- R Data Visualization Recipes
- Vitor Bianchi Lanzetta
- 379字
- 2021-07-02 23:33:30
How it works...
Step 1 draws regression lines using ggplot2. After loading ggplot2 package, first step is drawing a scatterplot. Plot is stored into an object called scatter.
Regression lines would be colored based on Species variable if aesthetic colour, shape or fill were declared into it ggplot() instead of geom_point(). Calling for them with exception of shape aesthetic into geom_smooth() would also color the lines.
After the scatterplot is drawn, it's summed with the geom_smooth() layer to draw the regression lines. The group aesthetic declared into this layer asks for a unique regression for each species. There are a bunch of useful arguments available at this particular layer; consult them by typing ?geom_smooth().
For this recipe, three arguments are directly called for: method, se, and show.legend. The first one is inputted with 'lm', so that the lines are based on the linear model (there are others available). Next argument is set to F (FALSE), so that the confidence interval isn't drawn. The last one makes sure that the regression lines wouldn't be present in the legends.
Step 2 draws a similar plot using ggvis. After calling layer_points() , pipes (%>%) were used to group data by variable Species and then draw regression lines with layer_model_predictions(). Arguments model and stroke are respectively picking the prediction model and line colors.
Step 3 draws regression lines using the plotly package. The function plot_ly() is used to initialize the plotly object, it does not draw anything yet. Next function, add_markers(), is drawing the points. Argument show.legends asked for legends to explain the points.

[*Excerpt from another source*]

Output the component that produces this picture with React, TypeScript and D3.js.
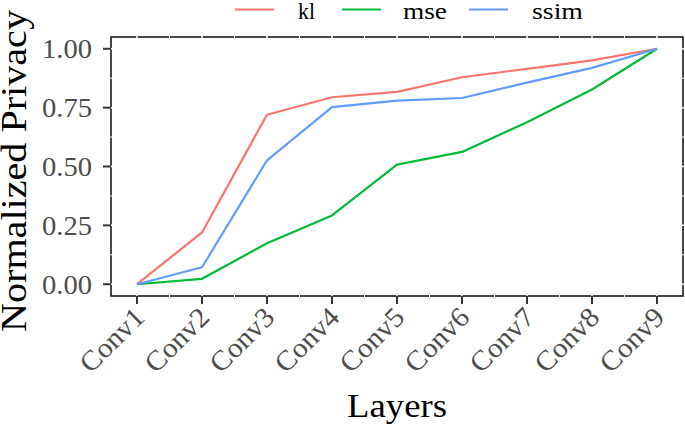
import React from "react";
import * as d3 from "d3";

const layers = ["Conv1", "Conv2", "Conv3", "Conv4", "Conv5", "Conv6", "Conv7", "Conv8", "Conv9"];
const klValues = [0, 0.22, 0.72, 0.794, 0.817, 0.879, 0.915, 0.951, 1.0];
const mseValues = [0, 0.023, 0.174, 0.292, 0.508, 0.562, 0.688, 0.827, 1.0];
const ssimValues = [0, 0.072, 0.526, 0.752, 0.78, 0.791, 0.856, 0.919, 1.0];
const yTicks = [0, 0.25, 0.5, 0.75, 1.0];
const yMinor = [0.125, 0.375, 0.625, 0.875];

const seriesNames = ["kl", "mse", "ssim"];
const seriesValues = [klValues, mseValues, ssimValues];
const seriesColors = ["#F8766D", "#00BA38", "#619CFF"];

const W = 685;
const H = 427;
const FONT = "'Liberation Serif', 'DejaVu Serif', serif";

export default function App() {
  const left = 111, right = 683, top = 37, bottom = 296;
  const n = layers.length;
  const xExp = (n - 1) * 0.05;
  const x = d3.scaleLinear().domain([1 - xExp, n + xExp]).range([left, right]);
  const y = d3.scaleLinear().domain([-0.05, 1.05]).range([bottom, top]);
  const line = d3
    .line<number>()
    .x((_, i) => x(i + 1))
    .y((v) => y(v));
  const xMinor = d3.range(1.5, n, 1);

  const legendLine = [235, 342, 469];
  const legendText = [298, 403, 532];
  const legendTextLen = [17, 44, 51];

  return (
    <svg width={W} height={H} style={{ position: "absolute", left: 0, top: 0, background: "#fff" }}>
      <rect x={0} y={0} width={W} height={H} fill="#fff" />
      {/* panel border */}
      <rect x={left} y={top} width={right - left} height={bottom - top} fill="none" stroke="#1a1a1a" strokeWidth={1.6} />
      {/* white grid lines */}
      {yMinor.map((t) => (
        <line key={"ym" + t} x1={left - 1} x2={right + 1} y1={y(t)} y2={y(t)} stroke="#fff" strokeWidth={1} />
      ))}
      {yTicks.map((t) => (
        <line key={"yg" + t} x1={left - 1} x2={right + 1} y1={y(t)} y2={y(t)} stroke="#fff" strokeWidth={1.5} />
      ))}
      {xMinor.map((t) => (
        <line key={"xm" + t} x1={x(t)} x2={x(t)} y1={top - 1} y2={bottom + 1} stroke="#fff" strokeWidth={1} />
      ))}
      {layers.map((_, i) => (
        <line key={"xg" + i} x1={x(i + 1)} x2={x(i + 1)} y1={top - 1} y2={bottom + 1} stroke="#fff" strokeWidth={1.5} />
      ))}
      {/* data lines */}
      {seriesValues.map((vals, si) => (
        <path key={seriesNames[si]} d={line(vals) || ""} fill="none" stroke={seriesColors[si]} strokeWidth={2.2} strokeLinejoin="round" />
      ))}
      {/* y axis ticks */}
      {yTicks.map((t) => (
        <g key={"yt" + t}>
          <line x1={left - 8} x2={left} y1={y(t)} y2={y(t)} stroke="#333" strokeWidth={2} />
          <text x={left - 19} y={y(t)} dy="0.34em" textAnchor="end" fontFamily={FONT} fontSize={28} fill="#4d4d4d" textLength={50} lengthAdjust="spacingAndGlyphs">
            {t.toFixed(2)}
          </text>
        </g>
      ))}
      {/* x axis ticks */}
      {layers.map((lab, i) => (
        <g key={"xt" + lab}>
          <line x1={x(i + 1)} x2={x(i + 1)} y1={bottom} y2={bottom + 8} stroke="#333" strokeWidth={2} />
          <text
            transform={`translate(${x(i + 1) + 9},${bottom + 23}) rotate(-45)`}
            textAnchor="end"
            fontFamily={FONT}
            fontSize={28}
            fill="#4d4d4d"
            textLength={78}
            lengthAdjust="spacingAndGlyphs"
          >
            {lab}
          </text>
        </g>
      ))}
      {/* axis titles */}
      <text x={(left + right) / 2} y={417} textAnchor="middle" fontFamily={FONT} fontSize={33} fill="#000" textLength={100} lengthAdjust="spacingAndGlyphs">
        Layers
      </text>
      <text
        transform={`translate(26,${171}) rotate(-90)`}
        textAnchor="middle"
        fontFamily={FONT}
        fontSize={35}
        fill="#000"
        textLength={322}
        lengthAdjust="spacingAndGlyphs"
      >
        Normalized Privacy
      </text>
      {/* legend */}
      {seriesNames.map((nm, i) => (
        <g key={"lg" + nm}>
          <line x1={legendLine[i]} x2={legendLine[i] + 39} y1={9.5} y2={9.5} stroke={seriesColors[i]} strokeWidth={2.2} />
          <text x={legendText[i]} y={19} fontFamily={FONT} fontSize={24} fill="#000" textLength={legendTextLen[i]} lengthAdjust="spacingAndGlyphs">
            {nm}
          </text>
        </g>
      ))}
    </svg>
  );
}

Following add_markers() function there are a series of add_lines() functions. There is one for each Species showed by data. All of them work in a very similar way. First, data is filtered with respect to certain species using the filter() function. By doing this, the recipe groups the data manually. Next, the fitted values coming out from the linear model are inputted as y. The linear models were adjusted using the lm() function. The fitted values were rescued using the fitted() function. To draw a single ungrouped regression line would be much simpler. Don't you filter data and call a single add_line() function.